TENNIS.com gear editor Justin diFeliciantonio and his technical advisers answer your equipment questions each day. Click here to send in a question of your own.
Hi Justin, I’m writing to ask: What types of strings have you used in the past? I’ve read some of your posts, and understand that you’re an all-courter with a semi-Western forehand and one-handed backhand—a game pretty similar to my own.
More about myself: I’m a 4.5 player looking for a new string setup that gives me a blend of power, spin, and comfort. I’ve strung full poly in the past (Kirschbaum, Luxilon, Prince) in the mid 50s, lbs. But now that I’m getting a bit older (in my mid 30s), I think it may be time to switch to something a little more forgiving in order to prevent injury.—Chris H.
Bypassing the generic synthetic gut that I played with during my early junior years, I’ve cycled through only a few different string setups. If I recall correctly, the first “real” string I played with was Wilson Sensation. I must have been about 13 years old, and remember that, unlike the synth. gut, which my pro father culled from a big reel, the Sensation shipped in what seemed to me at the time to be expensive, single-serve packets. The few extra that I had, I kept with me at all times in my tournament bag, alongside my spare Wilson Surge; at the time, I felt like quite the player.

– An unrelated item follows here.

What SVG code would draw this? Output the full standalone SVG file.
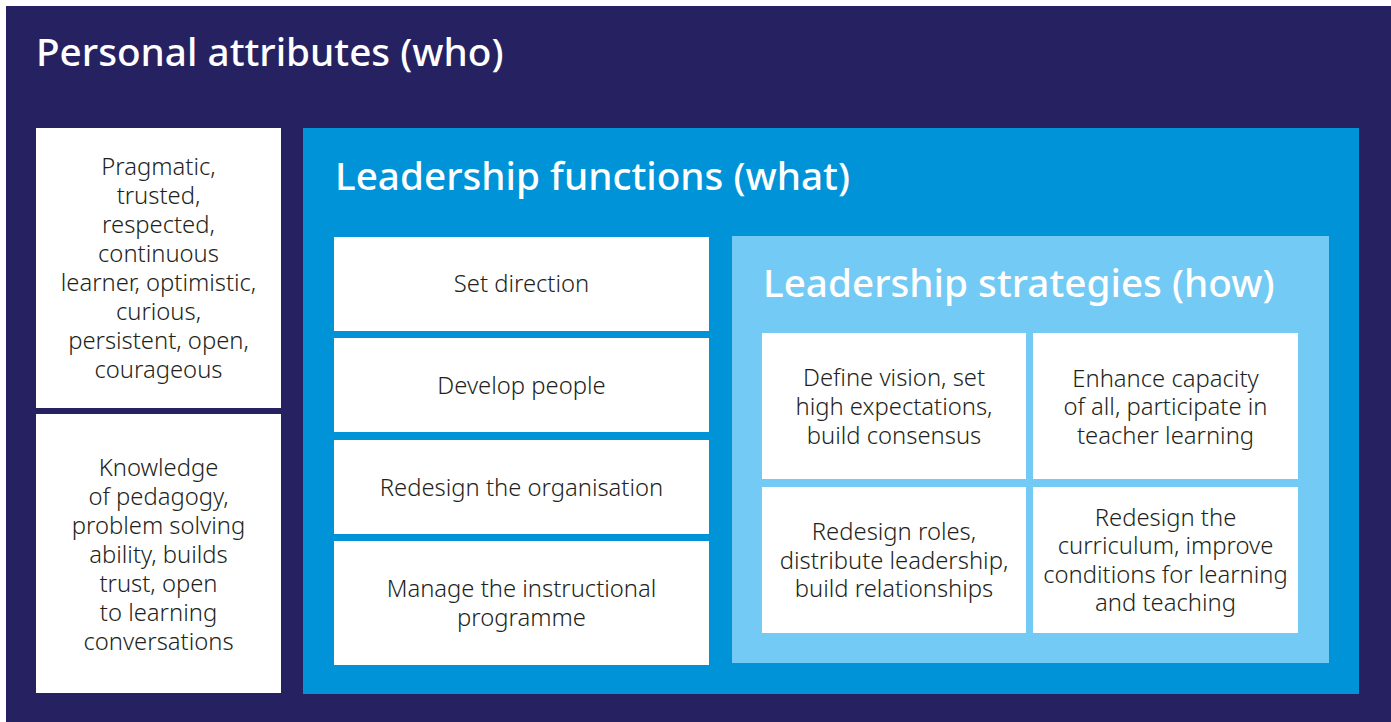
<svg xmlns="http://www.w3.org/2000/svg" width="1391" height="722" viewBox="0 0 1391 722">
<style>
.title{font-family:"Noto Sans","Open Sans",sans-serif;font-weight:500;fill:#ffffff;font-size:38.7px}
.t{font-family:"Noto Sans","Open Sans",sans-serif;font-weight:300;fill:#231f20;font-size:23.8px;text-anchor:middle}
.w{fill:#ffffff}
</style>
<rect x="0" y="0" width="1391" height="722" fill="#ffffff"/>
<g id="personal">
<rect x="6" y="6" width="1385" height="716" fill="#262262"/>
<text class="title" x="36" y="66">Personal attributes (who)</text>
</g>
<g id="attr1">
<rect class="w" x="36" y="128" width="245" height="280"/>
<text class="t" x="158.5" y="175">Pragmatic,</text>
<text class="t" x="158.5" y="204">trusted,</text>
<text class="t" x="158.5" y="233">respected,</text>
<text class="t" x="158.5" y="262">continuous</text>
<text class="t" x="158.5" y="291">learner, optimistic,</text>
<text class="t" x="158.5" y="320">curious,</text>
<text class="t" x="158.5" y="349">persistent, open,</text>
<text class="t" x="158.5" y="378">courageous</text>
</g>
<g id="attr2">
<rect class="w" x="36" y="414" width="245" height="279"/>
<text class="t" x="158.5" y="476">Knowledge</text>
<text class="t" x="158.5" y="505">of pedagogy,</text>
<text class="t" x="158.5" y="534">problem solving</text>
<text class="t" x="158.5" y="563">ability, builds</text>
<text class="t" x="158.5" y="592">trust, open</text>
<text class="t" x="158.5" y="621">to learning</text>
<text class="t" x="158.5" y="650">conversations</text>
</g>
<g id="functions">
<rect x="303" y="128" width="1056" height="566" fill="#0093d7"/>
<text class="title" x="335" y="190">Leadership functions (what)</text>
</g>
<g id="f1">
<rect class="w" x="334" y="237" width="375" height="94"/>
<text class="t" x="521.5" y="292">Set direction</text>
</g>
<g id="f2">
<rect class="w" x="334" y="338" width="375" height="94"/>
<text class="t" x="521.5" y="394">Develop people</text>
</g>
<g id="f3">
<rect class="w" x="334" y="440" width="375" height="94"/>
<text class="t" x="521.5" y="496">Redesign the organisation</text>
</g>
<g id="f4">
<rect class="w" x="334" y="541" width="375" height="124"/>
<text class="t" x="521.5" y="597">Manage the instructional</text>
<text class="t" x="521.5" y="626">programme</text>
</g>
<g id="strategies">
<rect x="732" y="236" width="597" height="427" fill="#73caf4"/>
<text class="title" x="763" y="297">Leadership strategies (how)</text>
</g>
<g id="s1">
<rect class="w" x="762" y="333" width="264" height="146"/>
<text class="t" x="894" y="386">Define vision, set</text>
<text class="t" x="894" y="415">high expectations,</text>
<text class="t" x="894" y="444">build consensus</text>
</g>
<g id="s2">
<rect class="w" x="1033" y="333" width="265" height="146"/>
<text class="t" x="1165.5" y="387">Enhance capacity</text>
<text class="t" x="1165.5" y="415">of all, participate in</text>
<text class="t" x="1165.5" y="444">teacher learning</text>
</g>
<g id="s3">
<rect class="w" x="762" y="487" width="264" height="146"/>
<text class="t" x="894" y="540">Redesign roles,</text>
<text class="t" x="894" y="569">distribute leadership,</text>
<text class="t" x="894" y="597">build relationships</text>
</g>
<g id="s4">
<rect class="w" x="1033" y="487" width="265" height="146"/>
<text class="t" x="1165.5" y="526">Redesign the</text>
<text class="t" x="1165.5" y="554">curriculum, improve</text>
<text class="t" x="1165.5" y="583">conditions for learning</text>
<text class="t" x="1165.5" y="611">and teaching</text>
</g>
<g id="connectors"></g>
</svg>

But to the thrust of your question: When I was an older junior and throughout college, I used Luxilon Alu Power 16g in my mains and Head FXP in the crosses of a Wilson nCode nSix-One 95s, with tensions about 55 and 60 lbs., respectively. The Lux/FXP doesn’t make for the softest stringbed, but it’s not the harshest, either. It’s also relatively economical. But in retrospect, my tensions were far too tight. And in the place of the FXP, I probably would have done better to just shell out the extra money for natural gut, for reasons of energy return and arm safety.
Which is exactly what I do now. As I wrote recently in a post explaining the logic behind my equipment choices, I currently string Babolat VS Gut (15L at ~55lbs.) in the mains, and Solinco Tour Bite (19 gauge at ~50 lbs.) in the crosses. I feel the strings give me a good combination of depth, comfort, and spin—which, it seems, is exactly what you’re looking for, as an all-court player concerned about arm safety. Tweak the tensions a few pounds up or down to your liking, but give it a try. If nothing else, this hybrid is a good place for you to start.